Let's simulate data that suffers from non-response bias. First, we create a ground truth dataset. Imagine we are studying student satisfaction at UChicago and we send surveys to 400 students using stratified random sampling by year in school. Students are asked to rank their satisfaction on a scale of 1 to 5 with 5 being more satisfied and 1 being less satisfied. We also ask students to report their average letter grade. We assume that students with lower grades are more likely to be less satisfied and those with high grades are more likely to be more satisfied.

In [None]:
import numpy as np
import pandas as pd

import matplotlib.pyplot as plt


np.random.seed(92)

grades = ["A", "B", "C", "D", "F"]
satisfaction = [1, 2, 3, 4, 5]


def get_satisfaction(grade):
    if grade == "A" or grade == "B":
        return np.random.choice(satisfaction, 1, p=[0.05, 0.05, 0.2, 0.3, 0.4])
    
    if grade == "D" or grade == "F":
        return np.random.choice(satisfaction, 1, p=[0.25, 0.35, 0.25, 0.1, 0.05])
    
    return np.random.choice(satisfaction, 1, p=[0.05, 0.1, 0.25, 0.35, 0.25])


get_satisfaction_vec = np.vectorize(get_satisfaction)

student_grades = np.random.choice(grades, 400, [0.35, 0.3, 0.25, 0.05, 0.05])

student_satisfaction = get_satisfaction_vec(student_grades)

student_survey = pd.DataFrame(
    {
        "student_grades": student_grades,
        "student_satisfaction": student_satisfaction,
    }
)

plt.hist(student_survey.student_satisfaction, bins=[0.5, 1.5, 2.5, 3.5, 4.5, 5.5])
plt.show()

Overall, there are more students who are satisfied with UChicago than those who are unsatisfied. However, it is unlikely that all student who are sent the survey will complete it. Assume those with stronger opinions on UChicago are more likely to respond to the survey.

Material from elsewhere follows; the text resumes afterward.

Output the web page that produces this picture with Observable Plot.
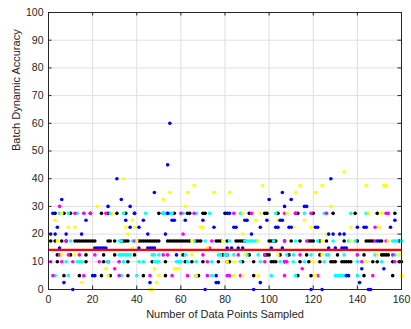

Students are busy with schoolwork so those with less strong opinions respond with 50% likelihood.

In [None]:
def get_response(sat):
    if sat == 1:
        return np.random.choice([True, False], 1, p=[0.95, 0.05])
    
    if sat == 5:
        return np.random.choice([True, False], 1, p=[0.8, 0.2])

    return np.random.choice([True, False], 1, p=[0.5, 0.5])


get_response_vec = np.vectorize(get_response)

student_survey["response"] = get_response_vec(student_survey.student_satisfaction)

student_survey_biased = student_survey[student_survey["response"] == True]


plt.hist(
    student_survey_biased.student_satisfaction,
    bins=[0.5, 1.5, 2.5, 3.5, 4.5, 5.5],
)

plt.show()

The non-response bias changes the distribution of satisfaction scores, making it look like more students are responding with 1's and 5's than there are in truth.